* _Source material_
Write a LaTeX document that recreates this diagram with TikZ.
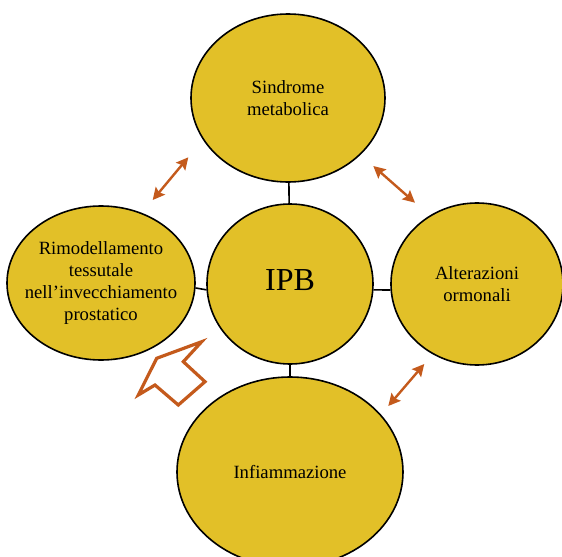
\documentclass[tikz,border=0pt]{standalone}
\usepackage{fontspec}
\setmainfont{Liberation Serif}
\usetikzlibrary{shapes.geometric,arrows.meta}
\definecolor{ipbyellow}{RGB}{226,192,40}
\definecolor{ipborange}{RGB}{196,90,28}

\begin{document}
\begin{tikzpicture}[x=0.75pt, y=-0.75pt,
  every node/.style={font=\fontsize{14}{16.5}\selectfont},
  every label/.style={align=center, text=black},
  bubble/.style={ellipse, draw=black, line width=1.2pt, fill=ipbyellow, inner sep=0pt},
  link/.style={line width=1.2pt},
  dblarrow/.style={<->, >={Stealth[length=9pt,width=9pt,inset=1.5pt]}, draw=ipborange, line width=1.8pt}]
\useasboundingbox[fill=white] (0,0) rectangle (562,557);

% Ellipses
\node[bubble, minimum width=145.5pt, minimum height=126pt,
  label=center:{Sindrome\\metabolica}] (sindrome) at (288,98) {};
\node[bubble, minimum width=124.5pt, minimum height=120pt,
  label={[font=\fontsize{24}{28}\selectfont, yshift=3pt]center:IPB}] (ipb) at (290,284) {};
\node[bubble, minimum width=141pt, minimum height=115.5pt,
  label=center:{Rimodellamento\\tessutale\\nell'invecchiamento\\prostatico}] (rimod) at (101,283) {};
\node[bubble, minimum width=129pt, minimum height=121.5pt,
  label=center:{Alterazioni\\ormonali}] (ormoni) at (477,284) {};
\node[bubble, minimum width=169.5pt, minimum height=142.5pt,
  label=center:{Infiammazione}] (infiamm) at (290,472) {};

% Links to IPB
\draw[link] (sindrome) -- (ipb);
\draw[link] (rimod.-3.7) -- (ipb.184.1);
\draw[link] (ipb.-4.1) -- (ormoni.184);
\draw[link] (ipb) -- (infiamm);

% Double arrows
\coordinate (a1s) at (152.7,200);
\coordinate (a1e) at (188.3,157.3);
\coordinate (a2s) at (373.3,166);
\coordinate (a2e) at (415,202.7);
\coordinate (a3s) at (388.3,406);
\coordinate (a3e) at (424.3,364);
\draw[dblarrow] (a1s) -- (a1e);
\draw[dblarrow] (a2s) -- (a2e);
\draw[dblarrow] (a3s) -- (a3e);

% Hollow arrow
\draw[ipborange, line width=2.4pt] (201.7,341.7) -- (156.7,358.3) -- (138.3,395) -- (155,385)
  -- (178.3,405) -- (205,381.7) -- (183.3,361.7) -- cycle;

\end{tikzpicture}
\end{document}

* _Exercise prompt_
Repeat the full listing above exactly, with no pictures in the copy.

* _Result_
Write a LaTeX document that recreates this diagram with TikZ.
\documentclass[tikz,border=0pt]{standalone}
\usepackage{fontspec}
\setmainfont{Liberation Serif}
\usetikzlibrary{shapes.geometric,arrows.meta}
\definecolor{ipbyellow}{RGB}{226,192,40}
\definecolor{ipborange}{RGB}{196,90,28}

\begin{document}
\begin{tikzpicture}[x=0.75pt, y=-0.75pt,
  every node/.style={font=\fontsize{14}{16.5}\selectfont},
  every label/.style={align=center, text=black},
  bubble/.style={ellipse, draw=black, line width=1.2pt, fill=ipbyellow, inner sep=0pt},
  link/.style={line width=1.2pt},
  dblarrow/.style={<->, >={Stealth[length=9pt,width=9pt,inset=1.5pt]}, draw=ipborange, line width=1.8pt}]
\useasboundingbox[fill=white] (0,0) rectangle (562,557);

% Ellipses
\node[bubble, minimum width=145.5pt, minimum height=126pt,
  label=center:{Sindrome\\metabolica}] (sindrome) at (288,98) {};
\node[bubble, minimum width=124.5pt, minimum height=120pt,
  label={[font=\fontsize{24}{28}\selectfont, yshift=3pt]center:IPB}] (ipb) at (290,284) {};
\node[bubble, minimum width=141pt, minimum height=115.5pt,
  label=center:{Rimodellamento\\tessutale\\nell'invecchiamento\\prostatico}] (rimod) at (101,283) {};
\node[bubble, minimum width=129pt, minimum height=121.5pt,
  label=center:{Alterazioni\\ormonali}] (ormoni) at (477,284) {};
\node[bubble, minimum width=169.5pt, minimum height=142.5pt,
  label=center:{Infiammazione}] (infiamm) at (290,472) {};

% Links to IPB
\draw[link] (sindrome) -- (ipb);
\draw[link] (rimod.-3.7) -- (ipb.184.1);
\draw[link] (ipb.-4.1) -- (ormoni.184);
\draw[link] (ipb) -- (infiamm);

% Double arrows
\coordinate (a1s) at (152.7,200);
\coordinate (a1e) at (188.3,157.3);
\coordinate (a2s) at (373.3,166);
\coordinate (a2e) at (415,202.7);
\coordinate (a3s) at (388.3,406);
\coordinate (a3e) at (424.3,364);
\draw[dblarrow] (a1s) -- (a1e);
\draw[dblarrow] (a2s) -- (a2e);
\draw[dblarrow] (a3s) -- (a3e);

% Hollow arrow
\draw[ipborange, line width=2.4pt] (201.7,341.7) -- (156.7,358.3) -- (138.3,395) -- (155,385)
  -- (178.3,405) -- (205,381.7) -- (183.3,361.7) -- cycle;

\end{tikzpicture}
\end{document}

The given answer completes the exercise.